The San Francisco Chronicle reports that this weekend evangelical Christian teenagers rallied in San Francisco. The rally, "Battle Cry for a Generation", was held by a group called Teen Mania whose goal is to guide teenagers away from the negative influences of pop culture. Not surprisingly for an evangelical group, they also want to create more youth who are evangelizers, helping other young people with problems and trying to bring them to Jesus.
A San Francisco Assemblyman said of the evangelicals, "they're loud, they're obnoxious, they're disgusting, and they should get out of San Francisco." I suppose rallies of any kind are bound to get loud, but funnily enough, the article does not mention even one act by the rally attendees that might earn them the designations "obnoxious" or "disgusting". Could it be there were unreported incidences of rude behavior or crimes by the attendees that made the Assemblyman hostile to them?
According to the article I linked, the city's Board of Supervisors "earlier in the week"--i.e. before the teenage evangelicals got to San Francisco--passed a resolution condemning the gathering. Hmm. The city officially condemned the evangelicals before they had a chance to do anything. That makes it sound as if the problem the city has with them is their presence--perhaps even their very existence--not anything they've actually done.
I don't have a problem with the private citizens who protested the rally (even if they do bring out the rather tired epithet "fascists"), because I would expect it and because I support freedom of speech and assembly--even by people assembling for speech I disagree with. But it seems kind of odd for city officials to say these things.
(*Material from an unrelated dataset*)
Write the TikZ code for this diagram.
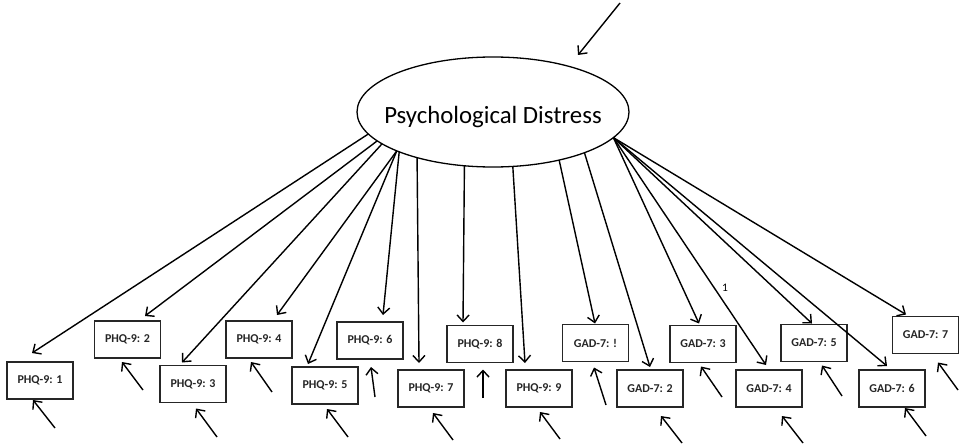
\documentclass[tikz,border=0pt]{standalone}
\usepackage{fontspec}
\setmainfont{Carlito}
\usetikzlibrary{arrows.meta,shapes.geometric}
\begin{document}
\begin{tikzpicture}[x=1pt,y=1pt,
  >={Straight Barb[length=6.5pt,width=12pt]},
  latent/.style={draw, ellipse, line width=1.3pt, minimum width=272pt,
    minimum height=110pt, inner sep=0pt, outer sep=0pt},
  latentlabel/.style={font=\fontsize{24.8}{28}\selectfont, yshift=-5pt},
  indicator/.style={draw=black!85, rectangle, line width=1.9pt, minimum width=66pt,
    minimum height=37pt, inner sep=0pt, outer sep=0pt,
    font=\fontsize{12}{14}\selectfont\bfseries, text=black!85},
  load/.style={->, line width=1.4pt},
  err/.style={->, line width=1.4pt},
  fixlabel/.style={font=\fontsize{11.5}{13}\selectfont}]
\useasboundingbox (0,0) rectangle (960,-444);

% latent factor
\node[latent, label={[latentlabel]center:Psychological Distress}] (ell) at (493,-112) {};

% observed items
\node[indicator] (b1) at (40,-380.5)  {PHQ-9: 1};
\node[indicator] (b2) at (127.5,-339.5) {PHQ-9: 2};
\node[indicator] (b3) at (193,-384)   {PHQ-9: 3};
\node[indicator] (b4) at (259,-339.5) {PHQ-9: 4};
\node[indicator] (b5) at (325,-385.5) {PHQ-9: 5};
\node[indicator] (b6) at (370,-340.5) {PHQ-9: 6};
\node[indicator] (b7) at (431,-388.5) {PHQ-9: 7};
\node[indicator] (b8) at (480,-344)   {PHQ-9: 8};
\node[indicator] (b9) at (539,-388.5) {PHQ-9: 9};
\node[indicator] (g1) at (595.5,-343) {GAD-7: !};
\node[indicator] (g2) at (650,-388.5) {GAD-7: 2};
\node[indicator] (g3) at (703,-344)   {GAD-7: 3};
\node[indicator] (g4) at (769,-388.5) {GAD-7: 4};
\node[indicator] (g5) at (814,-343)   {GAD-7: 5};
\node[indicator] (g6) at (892,-388.5) {GAD-7: 6};
\node[indicator] (g7) at (925.5,-335) {GAD-7: 7};

% factor loadings
\draw[load] (ell.190.9) -- ([shift={(-8pt,9pt)}]b1.north);
\draw[load] (ell.194.6) -- ([shift={(17.5pt,5pt)}]b2.north);
\draw[load] (ell.196.1) -- ([shift={(-11pt,3pt)}]b3.north);
\draw[load] (ell.202.3) -- ([shift={(18pt,6pt)}]b4.north);
\draw[load] (ell.202.7) -- ([shift={(-17pt,3pt)}]b5.north);
\draw[load] (ell.203.1) -- ([shift={(13pt,7pt)}]b6.north);
\draw[load] (ell.211.5) -- ([shift={(-12pt,7pt)}]b7.north);
\draw[load] (ell.242.2) -- ([shift={(-17pt,3pt)}]b8.north);
\draw[load] (ell.290)   -- ([shift={(-14pt,7pt)}]b9.north);
\draw[load] (ell.324.5) -- ([shift={(-0.5pt,1pt)}]g1.north);
\draw[load] (ell.336.4) -- ([shift={(0pt,3pt)}]g2.north);
\draw[load] (ell.348.9) -- ([shift={(-4pt,2pt)}]g3.north);
\draw[load] (ell.348.9) -- ([shift={(-3pt,5pt)}]g4.north)
  node[fixlabel, pos=0.66, right=4pt] {1};
\draw[load] (ell.348.9) -- ([shift={(-2pt,1pt)}]g5.north);
\draw[load] (ell.348.9) -- ([shift={(-5pt,4pt)}]g6.north);
\draw[load] (ell.348.9) -- ([shift={(-19.5pt,2pt)}]g7.north);

% disturbance of the latent factor
\coordinate (dz) at (620,-3);
\draw[err] (dz) -- ([shift={(85pt,57pt)}]ell.center);

% measurement errors
\coordinate (e1) at (55,-428);
\coordinate (e2) at (143,-390);
\coordinate (e3) at (217,-437);
\coordinate (e4) at (272,-392);
\coordinate (e5) at (348,-437);
\coordinate (e6) at (375,-397);
\coordinate (e7) at (453,-440);
\coordinate (e8) at (483,-398);
\coordinate (e9) at (560,-439);
\coordinate (f1) at (606,-405);
\coordinate (f2) at (682,-443);
\coordinate (f3) at (722,-397);
\coordinate (f4) at (803,-443);
\coordinate (f5) at (842,-396);
\coordinate (f6) at (926,-436);
\coordinate (f7) at (958,-390);
\draw[err] (e1) -- ([shift={(-7pt,-1pt)}]b1.south);
\draw[err] (e2) -- ([shift={(-5.5pt,-4pt)}]b2.south);
\draw[err] (e3) -- ([shift={(3pt,-6pt)}]b3.south);
\draw[err] (e4) -- ([shift={(-8pt,-4pt)}]b4.south);
\draw[err] (e5) -- ([shift={(2pt,-5pt)}]b5.south);
\draw[err] (e6) -- ([shift={(1pt,-8pt)}]b6.south);
\draw[err] (e7) -- ([shift={(2pt,-6pt)}]b7.south);
\draw[err] (e8) -- ([shift={(3pt,-7pt)}]b8.south);
\draw[err] (e9) -- ([shift={(1pt,-5pt)}]b9.south);
\draw[err] (f1) -- ([shift={(-1.5pt,-6pt)}]g1.south);
\draw[err] (f2) -- ([shift={(11pt,-9pt)}]g2.south);
\draw[err] (f3) -- ([shift={(-2pt,-4pt)}]g3.south);
\draw[err] (f4) -- ([shift={(13pt,-9pt)}]g4.south);
\draw[err] (f5) -- ([shift={(8pt,-4pt)}]g5.south);
\draw[err] (f6) -- ([shift={(13pt,-1pt)}]g6.south);
\draw[err] (f7) -- ([shift={(12.5pt,-9pt)}]g7.south);
\end{tikzpicture}
\end{document}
As long as the rally members are law-abiding, gathering peacefully, and not endangering the community by committing or encouraging others to commit dangerous & illegal acts, shouldn't the city be neutral?
I don't necessarily agree with everything the rally organizers and attendees believe. For one thing, I find their referring to the filth of much pop culture as "virtue terrorism" distasteful. For another, I'm neither an evangelical nor a fundamentalist. I'm a Catholic. I consider the people at that gathering fellow Christians--what many Catholics call "separated brothers and sisters"--but at least a few of them probably think I'm a heathen statue-worshipper, so needless to say there's some theological differences. But we're more alike than we are different.
I guess that means San Francisco wouldn't want me either. Maybe I should be impressed by myself. Considering some of the pictures I've seen of various protests & gatherings (none condemned by the city, as far as I know), being too "disgusting" for San Francisco is quite a feat.